| DATA SECTION |
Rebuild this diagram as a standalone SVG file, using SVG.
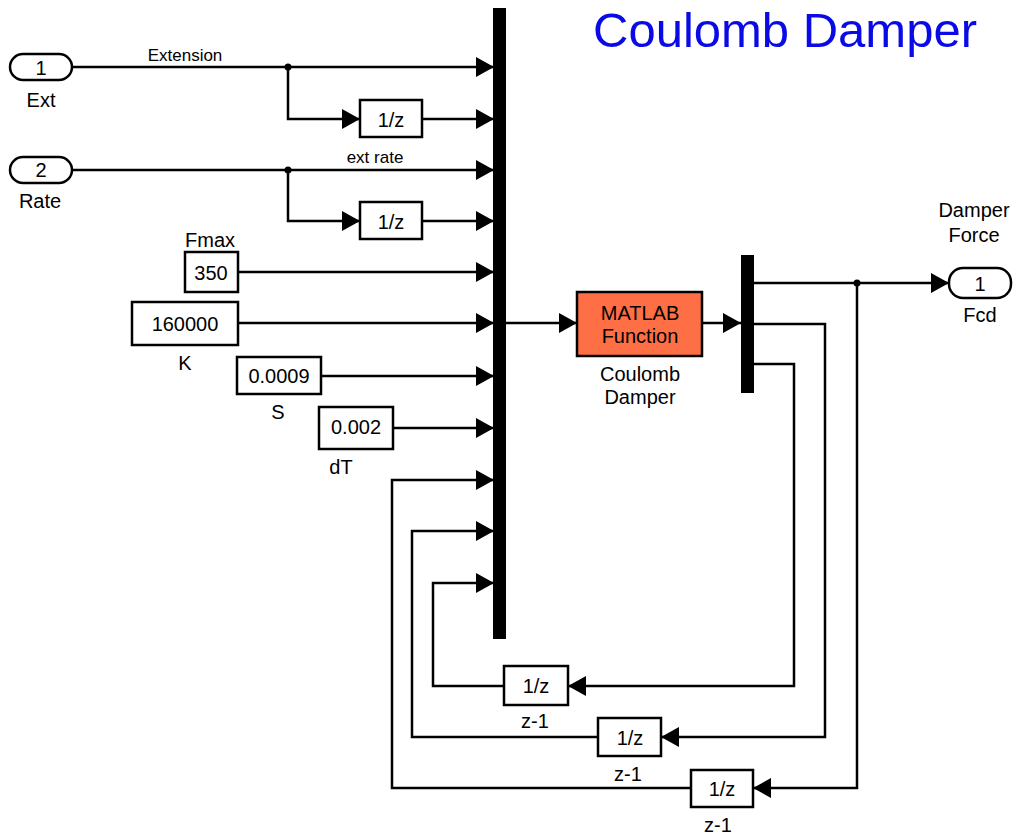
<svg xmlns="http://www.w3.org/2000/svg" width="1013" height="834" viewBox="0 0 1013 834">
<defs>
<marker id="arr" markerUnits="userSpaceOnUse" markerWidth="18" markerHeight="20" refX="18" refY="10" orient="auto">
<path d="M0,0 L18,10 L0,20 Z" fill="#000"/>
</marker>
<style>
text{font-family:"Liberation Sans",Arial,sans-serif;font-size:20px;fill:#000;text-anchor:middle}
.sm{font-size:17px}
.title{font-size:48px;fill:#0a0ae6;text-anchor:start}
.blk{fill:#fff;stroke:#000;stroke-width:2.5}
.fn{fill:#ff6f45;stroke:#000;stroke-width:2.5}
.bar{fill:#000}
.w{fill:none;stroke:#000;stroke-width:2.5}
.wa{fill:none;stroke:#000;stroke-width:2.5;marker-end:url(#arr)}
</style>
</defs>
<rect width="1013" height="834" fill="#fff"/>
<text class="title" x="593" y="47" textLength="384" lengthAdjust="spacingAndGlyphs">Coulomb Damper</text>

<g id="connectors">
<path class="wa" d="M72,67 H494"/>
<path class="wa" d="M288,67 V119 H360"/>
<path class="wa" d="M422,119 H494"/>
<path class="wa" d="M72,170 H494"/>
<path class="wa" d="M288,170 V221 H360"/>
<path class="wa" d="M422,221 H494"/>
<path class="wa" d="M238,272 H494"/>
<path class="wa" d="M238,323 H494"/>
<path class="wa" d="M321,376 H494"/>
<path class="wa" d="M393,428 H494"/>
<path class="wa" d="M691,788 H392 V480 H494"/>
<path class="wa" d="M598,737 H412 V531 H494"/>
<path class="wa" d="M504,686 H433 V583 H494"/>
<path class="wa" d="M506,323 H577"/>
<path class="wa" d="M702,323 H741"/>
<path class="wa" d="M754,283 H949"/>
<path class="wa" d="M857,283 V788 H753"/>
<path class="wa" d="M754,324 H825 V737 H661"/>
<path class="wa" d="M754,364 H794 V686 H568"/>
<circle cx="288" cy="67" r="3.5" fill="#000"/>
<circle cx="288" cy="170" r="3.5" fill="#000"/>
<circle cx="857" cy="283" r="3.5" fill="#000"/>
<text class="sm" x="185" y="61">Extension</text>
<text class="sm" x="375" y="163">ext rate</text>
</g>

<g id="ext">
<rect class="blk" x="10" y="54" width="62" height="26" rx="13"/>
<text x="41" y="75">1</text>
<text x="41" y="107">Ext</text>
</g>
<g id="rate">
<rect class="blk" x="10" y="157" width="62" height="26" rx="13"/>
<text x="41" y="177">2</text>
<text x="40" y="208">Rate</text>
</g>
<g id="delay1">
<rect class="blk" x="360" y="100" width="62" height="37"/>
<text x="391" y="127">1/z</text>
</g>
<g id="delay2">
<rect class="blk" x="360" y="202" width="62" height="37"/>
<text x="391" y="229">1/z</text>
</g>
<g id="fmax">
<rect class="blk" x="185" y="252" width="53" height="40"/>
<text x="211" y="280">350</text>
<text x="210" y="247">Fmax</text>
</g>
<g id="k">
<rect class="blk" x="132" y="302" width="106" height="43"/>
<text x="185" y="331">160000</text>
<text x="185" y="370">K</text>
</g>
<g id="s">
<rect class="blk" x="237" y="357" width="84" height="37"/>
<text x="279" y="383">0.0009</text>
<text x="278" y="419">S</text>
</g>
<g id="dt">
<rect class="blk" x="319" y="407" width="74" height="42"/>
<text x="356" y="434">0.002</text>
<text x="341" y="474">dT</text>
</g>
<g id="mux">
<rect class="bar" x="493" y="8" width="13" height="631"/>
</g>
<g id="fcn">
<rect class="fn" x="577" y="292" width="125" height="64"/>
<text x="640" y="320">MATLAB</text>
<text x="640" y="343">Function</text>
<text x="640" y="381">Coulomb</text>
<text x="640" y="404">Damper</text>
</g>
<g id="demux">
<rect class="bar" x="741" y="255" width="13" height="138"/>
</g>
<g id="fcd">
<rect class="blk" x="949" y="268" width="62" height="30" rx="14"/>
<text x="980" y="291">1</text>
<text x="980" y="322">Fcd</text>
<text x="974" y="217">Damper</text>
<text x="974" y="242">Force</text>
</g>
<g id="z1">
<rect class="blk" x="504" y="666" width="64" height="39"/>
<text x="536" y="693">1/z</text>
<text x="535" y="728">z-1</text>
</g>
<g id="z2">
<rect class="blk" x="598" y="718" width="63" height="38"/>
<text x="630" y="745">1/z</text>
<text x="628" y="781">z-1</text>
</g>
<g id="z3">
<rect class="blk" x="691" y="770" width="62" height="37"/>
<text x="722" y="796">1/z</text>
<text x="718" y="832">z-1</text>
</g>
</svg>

| EXERCISE DIRECTIONS |
Reproduce every line precisely as given, omitting all pictures.

| SOLVED EXERCISE |
Rebuild this diagram as a standalone SVG file, using SVG.
<svg xmlns="http://www.w3.org/2000/svg" width="1013" height="834" viewBox="0 0 1013 834">
<defs>
<marker id="arr" markerUnits="userSpaceOnUse" markerWidth="18" markerHeight="20" refX="18" refY="10" orient="auto">
<path d="M0,0 L18,10 L0,20 Z" fill="#000"/>
</marker>
<style>
text{font-family:"Liberation Sans",Arial,sans-serif;font-size:20px;fill:#000;text-anchor:middle}
.sm{font-size:17px}
.title{font-size:48px;fill:#0a0ae6;text-anchor:start}
.blk{fill:#fff;stroke:#000;stroke-width:2.5}
.fn{fill:#ff6f45;stroke:#000;stroke-width:2.5}
.bar{fill:#000}
.w{fill:none;stroke:#000;stroke-width:2.5}
.wa{fill:none;stroke:#000;stroke-width:2.5;marker-end:url(#arr)}
</style>
</defs>
<rect width="1013" height="834" fill="#fff"/>
<text class="title" x="593" y="47" textLength="384" lengthAdjust="spacingAndGlyphs">Coulomb Damper</text>

<g id="connectors">
<path class="wa" d="M72,67 H494"/>
<path class="wa" d="M288,67 V119 H360"/>
<path class="wa" d="M422,119 H494"/>
<path class="wa" d="M72,170 H494"/>
<path class="wa" d="M288,170 V221 H360"/>
<path class="wa" d="M422,221 H494"/>
<path class="wa" d="M238,272 H494"/>
<path class="wa" d="M238,323 H494"/>
<path class="wa" d="M321,376 H494"/>
<path class="wa" d="M393,428 H494"/>
<path class="wa" d="M691,788 H392 V480 H494"/>
<path class="wa" d="M598,737 H412 V531 H494"/>
<path class="wa" d="M504,686 H433 V583 H494"/>
<path class="wa" d="M506,323 H577"/>
<path class="wa" d="M702,323 H741"/>
<path class="wa" d="M754,283 H949"/>
<path class="wa" d="M857,283 V788 H753"/>
<path class="wa" d="M754,324 H825 V737 H661"/>
<path class="wa" d="M754,364 H794 V686 H568"/>
<circle cx="288" cy="67" r="3.5" fill="#000"/>
<circle cx="288" cy="170" r="3.5" fill="#000"/>
<circle cx="857" cy="283" r="3.5" fill="#000"/>
<text class="sm" x="185" y="61">Extension</text>
<text class="sm" x="375" y="163">ext rate</text>
</g>

<g id="ext">
<rect class="blk" x="10" y="54" width="62" height="26" rx="13"/>
<text x="41" y="75">1</text>
<text x="41" y="107">Ext</text>
</g>
<g id="rate">
<rect class="blk" x="10" y="157" width="62" height="26" rx="13"/>
<text x="41" y="177">2</text>
<text x="40" y="208">Rate</text>
</g>
<g id="delay1">
<rect class="blk" x="360" y="100" width="62" height="37"/>
<text x="391" y="127">1/z</text>
</g>
<g id="delay2">
<rect class="blk" x="360" y="202" width="62" height="37"/>
<text x="391" y="229">1/z</text>
</g>
<g id="fmax">
<rect class="blk" x="185" y="252" width="53" height="40"/>
<text x="211" y="280">350</text>
<text x="210" y="247">Fmax</text>
</g>
<g id="k">
<rect class="blk" x="132" y="302" width="106" height="43"/>
<text x="185" y="331">160000</text>
<text x="185" y="370">K</text>
</g>
<g id="s">
<rect class="blk" x="237" y="357" width="84" height="37"/>
<text x="279" y="383">0.0009</text>
<text x="278" y="419">S</text>
</g>
<g id="dt">
<rect class="blk" x="319" y="407" width="74" height="42"/>
<text x="356" y="434">0.002</text>
<text x="341" y="474">dT</text>
</g>
<g id="mux">
<rect class="bar" x="493" y="8" width="13" height="631"/>
</g>
<g id="fcn">
<rect class="fn" x="577" y="292" width="125" height="64"/>
<text x="640" y="320">MATLAB</text>
<text x="640" y="343">Function</text>
<text x="640" y="381">Coulomb</text>
<text x="640" y="404">Damper</text>
</g>
<g id="demux">
<rect class="bar" x="741" y="255" width="13" height="138"/>
</g>
<g id="fcd">
<rect class="blk" x="949" y="268" width="62" height="30" rx="14"/>
<text x="980" y="291">1</text>
<text x="980" y="322">Fcd</text>
<text x="974" y="217">Damper</text>
<text x="974" y="242">Force</text>
</g>
<g id="z1">
<rect class="blk" x="504" y="666" width="64" height="39"/>
<text x="536" y="693">1/z</text>
<text x="535" y="728">z-1</text>
</g>
<g id="z2">
<rect class="blk" x="598" y="718" width="63" height="38"/>
<text x="630" y="745">1/z</text>
<text x="628" y="781">z-1</text>
</g>
<g id="z3">
<rect class="blk" x="691" y="770" width="62" height="37"/>
<text x="722" y="796">1/z</text>
<text x="718" y="832">z-1</text>
</g>
</svg>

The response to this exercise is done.